**What is needed:**
Leave the pictures out, and retype all of the material exactly as written.
── Data extract ──
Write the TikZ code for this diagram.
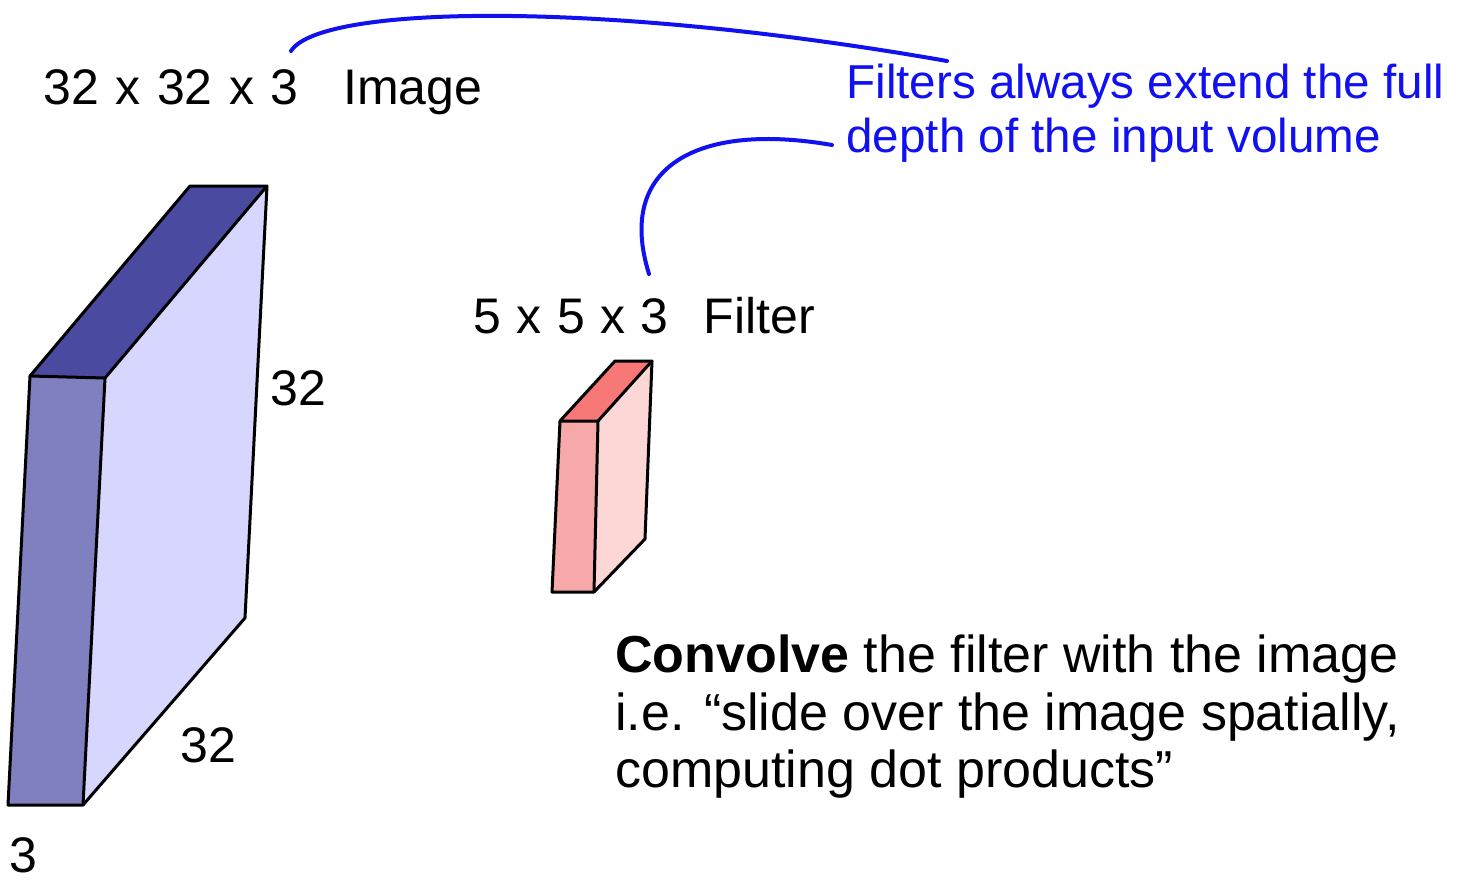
\documentclass[tikz,border=0pt]{standalone}
\usepackage{fontspec}
\setmainfont{Liberation Sans}
\definecolor{imgtop}{HTML}{4A4AA0}
\definecolor{imgside}{HTML}{8080C0}
\definecolor{imgface}{HTML}{D6D6FF}
\definecolor{filtop}{HTML}{F87878}
\definecolor{filside}{HTML}{F7A8A8}
\definecolor{filface}{HTML}{FDD6D6}
\definecolor{noteblue}{HTML}{1010F0}
\begin{document}
\begin{tikzpicture}[x=0.5pt,y=-0.5pt,
  face/.style={draw=black,line width=1.5pt,line join=round},
  lbl/.style={inner sep=0pt,anchor=base west,font=\fontsize{25}{29}\selectfont},
  body/.style={inner sep=0pt,anchor=base west,font=\fontsize{26}{30}\selectfont},
  note/.style={inner sep=0pt,anchor=base west,text=noteblue,font=\fontsize{23.8}{27}\selectfont},
  link/.style={draw=noteblue,line width=2pt,line cap=round}]
\useasboundingbox (0,0) rectangle (1466,879);
% big image volume
\coordinate (btl) at (190,186);
\coordinate (btr) at (267,186);
\coordinate (ftl) at (30,376);
\coordinate (ftr) at (105,378);
\coordinate (bbr) at (245,618);
\coordinate (fbr) at (83,805);
\coordinate (fbl) at (8,805);
\fill[imgtop] (btl) -- (btr) -- (ftr) -- (ftl) -- cycle;
\fill[imgside] (ftl) -- (ftr) -- (fbr) -- (fbl) -- cycle;
\fill[imgface] (ftr) -- (btr) -- (bbr) -- (fbr) -- cycle;
\draw[face] (ftl) -- (btl) -- (btr) -- (bbr) -- (fbr) -- (fbl) -- cycle;
\draw[face] (ftl) -- (ftr) -- (btr);
\draw[face] (ftr) -- (fbr);
% filter volume
\coordinate (gbtl) at (615,361);
\coordinate (gbtr) at (652,361);
\coordinate (gftl) at (560,421);
\coordinate (gftr) at (598,421);
\coordinate (gbbr) at (645,539);
\coordinate (gfbr) at (594,592);
\coordinate (gfbl) at (552,592);
\fill[filtop] (gbtl) -- (gbtr) -- (gftr) -- (gftl) -- cycle;
\fill[filside] (gftl) -- (gftr) -- (gfbr) -- (gfbl) -- cycle;
\fill[filface] (gftr) -- (gbtr) -- (gbbr) -- (gfbr) -- cycle;
\draw[face] (gftl) -- (gbtl) -- (gbtr) -- (gbbr) -- (gfbr) -- (gfbl) -- cycle;
\draw[face] (gftl) -- (gftr) -- (gbtr);
\draw[face] (gftr) -- (gfbr);
% labels
\node[lbl] (imglbl) at (43,104) {32\hspace{0.33em}x\hspace{0.33em}32\hspace{0.33em}x\hspace{0.33em}3\hspace{0.9em}Image};
\node[lbl] (fillbl) at (473,333) {5\hspace{0.31em}x\hspace{0.31em}5\hspace{0.31em}x\hspace{0.31em}3\hspace{0.7em}Filter};
\node[lbl] (h32) at (270,405) {32};
\node[lbl] (w32) at (180,762) {32};
\node[lbl] (d3) at (9,872) {3};
\node[note] (note1) at (846,98) {Filters always extend the full};
\node[note] (note2) at (846,152) {depth of the input volume};
\node[body] (conv) at (615,672) {\textbf{Convolve} the filter with the image};
\node[body] (conv2) at (615,730) {i.e. “slide over the image spatially,};
\node[body] (conv3) at (615,787) {computing dot products”};
% connectors
\coordinate (c1s) at (291,51);
\coordinate (c1e) at (947,61);
\coordinate (c2s) at (832,145);
\coordinate (c2e) at (649,274);
\draw[link] (c1s) .. controls (320,5) and (600,0) .. (c1e);
\draw[link] (c2s) .. controls (700,122) and (615,165) .. (c2e);
\end{tikzpicture}
\end{document}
───
**Solution for this problem:**
Write the TikZ code for this diagram.
\documentclass[tikz,border=0pt]{standalone}
\usepackage{fontspec}
\setmainfont{Liberation Sans}
\definecolor{imgtop}{HTML}{4A4AA0}
\definecolor{imgside}{HTML}{8080C0}
\definecolor{imgface}{HTML}{D6D6FF}
\definecolor{filtop}{HTML}{F87878}
\definecolor{filside}{HTML}{F7A8A8}
\definecolor{filface}{HTML}{FDD6D6}
\definecolor{noteblue}{HTML}{1010F0}
\begin{document}
\begin{tikzpicture}[x=0.5pt,y=-0.5pt,
  face/.style={draw=black,line width=1.5pt,line join=round},
  lbl/.style={inner sep=0pt,anchor=base west,font=\fontsize{25}{29}\selectfont},
  body/.style={inner sep=0pt,anchor=base west,font=\fontsize{26}{30}\selectfont},
  note/.style={inner sep=0pt,anchor=base west,text=noteblue,font=\fontsize{23.8}{27}\selectfont},
  link/.style={draw=noteblue,line width=2pt,line cap=round}]
\useasboundingbox (0,0) rectangle (1466,879);
% big image volume
\coordinate (btl) at (190,186);
\coordinate (btr) at (267,186);
\coordinate (ftl) at (30,376);
\coordinate (ftr) at (105,378);
\coordinate (bbr) at (245,618);
\coordinate (fbr) at (83,805);
\coordinate (fbl) at (8,805);
\fill[imgtop] (btl) -- (btr) -- (ftr) -- (ftl) -- cycle;
\fill[imgside] (ftl) -- (ftr) -- (fbr) -- (fbl) -- cycle;
\fill[imgface] (ftr) -- (btr) -- (bbr) -- (fbr) -- cycle;
\draw[face] (ftl) -- (btl) -- (btr) -- (bbr) -- (fbr) -- (fbl) -- cycle;
\draw[face] (ftl) -- (ftr) -- (btr);
\draw[face] (ftr) -- (fbr);
% filter volume
\coordinate (gbtl) at (615,361);
\coordinate (gbtr) at (652,361);
\coordinate (gftl) at (560,421);
\coordinate (gftr) at (598,421);
\coordinate (gbbr) at (645,539);
\coordinate (gfbr) at (594,592);
\coordinate (gfbl) at (552,592);
\fill[filtop] (gbtl) -- (gbtr) -- (gftr) -- (gftl) -- cycle;
\fill[filside] (gftl) -- (gftr) -- (gfbr) -- (gfbl) -- cycle;
\fill[filface] (gftr) -- (gbtr) -- (gbbr) -- (gfbr) -- cycle;
\draw[face] (gftl) -- (gbtl) -- (gbtr) -- (gbbr) -- (gfbr) -- (gfbl) -- cycle;
\draw[face] (gftl) -- (gftr) -- (gbtr);
\draw[face] (gftr) -- (gfbr);
% labels
\node[lbl] (imglbl) at (43,104) {32\hspace{0.33em}x\hspace{0.33em}32\hspace{0.33em}x\hspace{0.33em}3\hspace{0.9em}Image};
\node[lbl] (fillbl) at (473,333) {5\hspace{0.31em}x\hspace{0.31em}5\hspace{0.31em}x\hspace{0.31em}3\hspace{0.7em}Filter};
\node[lbl] (h32) at (270,405) {32};
\node[lbl] (w32) at (180,762) {32};
\node[lbl] (d3) at (9,872) {3};
\node[note] (note1) at (846,98) {Filters always extend the full};
\node[note] (note2) at (846,152) {depth of the input volume};
\node[body] (conv) at (615,672) {\textbf{Convolve} the filter with the image};
\node[body] (conv2) at (615,730) {i.e. “slide over the image spatially,};
\node[body] (conv3) at (615,787) {computing dot products”};
% connectors
\coordinate (c1s) at (291,51);
\coordinate (c1e) at (947,61);
\coordinate (c2s) at (832,145);
\coordinate (c2e) at (649,274);
\draw[link] (c1s) .. controls (320,5) and (600,0) .. (c1e);
\draw[link] (c2s) .. controls (700,122) and (615,165) .. (c2e);
\end{tikzpicture}
\end{document}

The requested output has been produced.